If you need help with the pronunciation, I have brought in reinforcements.
Take a second to imagine shifting tectonic plate activity which triggered volcanic action that split a glacier. Yes, a glacier. Check out the photos.
In this case, fire and flood operated hand in hand in driving people from their homes. And then there was the rising ash which has grounded flights in areas where ash is detected in the atmosphere (including the UK) from 12.00 noon on Thursday 15 April through Tuesday, 20 April at 1.00am – but that was a changing estimate for days. The ash apparently turns to glass in a planes’ engines. Even in places where it is safe to fly, the planes aren’t necessarily in the right place… We have friends stranded in Portugal and I had two handfuls of colleagues stranded after a business trip; over 230 people were scheduled to be at the meeting we hosted in Turkey.

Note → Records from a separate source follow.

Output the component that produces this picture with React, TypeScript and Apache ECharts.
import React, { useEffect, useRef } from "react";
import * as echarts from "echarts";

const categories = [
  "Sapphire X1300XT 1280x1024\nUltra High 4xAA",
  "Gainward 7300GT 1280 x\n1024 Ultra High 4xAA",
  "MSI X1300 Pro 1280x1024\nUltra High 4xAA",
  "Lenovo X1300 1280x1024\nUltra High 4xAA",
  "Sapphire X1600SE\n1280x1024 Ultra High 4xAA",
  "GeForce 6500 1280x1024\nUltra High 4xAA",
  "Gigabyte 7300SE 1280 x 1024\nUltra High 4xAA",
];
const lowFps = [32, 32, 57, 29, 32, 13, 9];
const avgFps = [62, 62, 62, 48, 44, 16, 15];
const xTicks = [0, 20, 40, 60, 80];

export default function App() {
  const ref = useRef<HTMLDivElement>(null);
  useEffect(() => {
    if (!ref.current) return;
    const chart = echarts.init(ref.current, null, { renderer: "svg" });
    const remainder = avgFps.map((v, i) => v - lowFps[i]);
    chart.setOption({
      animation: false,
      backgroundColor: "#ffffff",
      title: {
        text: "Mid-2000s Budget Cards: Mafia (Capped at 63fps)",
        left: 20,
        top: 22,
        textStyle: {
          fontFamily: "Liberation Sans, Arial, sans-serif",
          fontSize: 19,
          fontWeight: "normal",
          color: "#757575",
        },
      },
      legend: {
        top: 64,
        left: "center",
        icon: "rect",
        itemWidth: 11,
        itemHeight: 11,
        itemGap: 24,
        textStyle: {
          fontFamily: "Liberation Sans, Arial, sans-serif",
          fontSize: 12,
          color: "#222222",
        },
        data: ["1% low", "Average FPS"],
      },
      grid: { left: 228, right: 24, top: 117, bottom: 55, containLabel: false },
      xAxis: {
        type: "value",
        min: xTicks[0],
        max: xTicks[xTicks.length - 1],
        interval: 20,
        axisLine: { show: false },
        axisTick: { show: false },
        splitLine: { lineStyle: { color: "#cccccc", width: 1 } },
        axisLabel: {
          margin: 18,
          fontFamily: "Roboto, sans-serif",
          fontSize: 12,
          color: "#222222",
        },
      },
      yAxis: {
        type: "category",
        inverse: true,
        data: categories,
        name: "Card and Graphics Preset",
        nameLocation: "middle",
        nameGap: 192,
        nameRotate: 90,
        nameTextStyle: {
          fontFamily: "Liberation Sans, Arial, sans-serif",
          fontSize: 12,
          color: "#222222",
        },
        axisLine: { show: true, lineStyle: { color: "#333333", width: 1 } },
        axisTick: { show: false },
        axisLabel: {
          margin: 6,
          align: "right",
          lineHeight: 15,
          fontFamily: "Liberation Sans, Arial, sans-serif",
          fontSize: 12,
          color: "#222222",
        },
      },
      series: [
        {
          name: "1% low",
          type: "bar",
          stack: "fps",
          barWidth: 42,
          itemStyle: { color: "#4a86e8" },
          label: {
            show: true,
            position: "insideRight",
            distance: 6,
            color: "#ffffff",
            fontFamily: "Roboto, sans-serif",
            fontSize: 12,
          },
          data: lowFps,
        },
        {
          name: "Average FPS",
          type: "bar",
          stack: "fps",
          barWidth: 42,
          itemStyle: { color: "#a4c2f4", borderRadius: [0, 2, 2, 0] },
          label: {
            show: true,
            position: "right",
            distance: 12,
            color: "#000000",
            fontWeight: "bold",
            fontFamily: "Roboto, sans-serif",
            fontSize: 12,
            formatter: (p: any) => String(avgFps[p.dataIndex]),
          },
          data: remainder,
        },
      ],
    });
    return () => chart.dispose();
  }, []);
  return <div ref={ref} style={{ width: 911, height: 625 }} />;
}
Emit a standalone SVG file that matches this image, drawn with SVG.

For just a moment I am completely overwhelmed at the way I take my existence for granted. I live on rock that’s on fire – which is being hurled through space at a speed that I can’t begin to imagine, covering a distance that is infinitesimally small in the scope of the everything that exists though it is farther than I can conceive. I am affected by the realisation that I am vulnerable in way that I don’t usually consider.
And we in the business world need to get really good at holding virtual meetings. Seriously.
3 responses to “Eyjafjallajoekull”
Come on, fhgwgads.
It truly is amazing this earth we live on…
And people question the existence of our God.
All of this creation, physics,etc…. the details to a minute speck…..couldn’t have been an accident. WOW! Glad ya’ll made it home. Are you?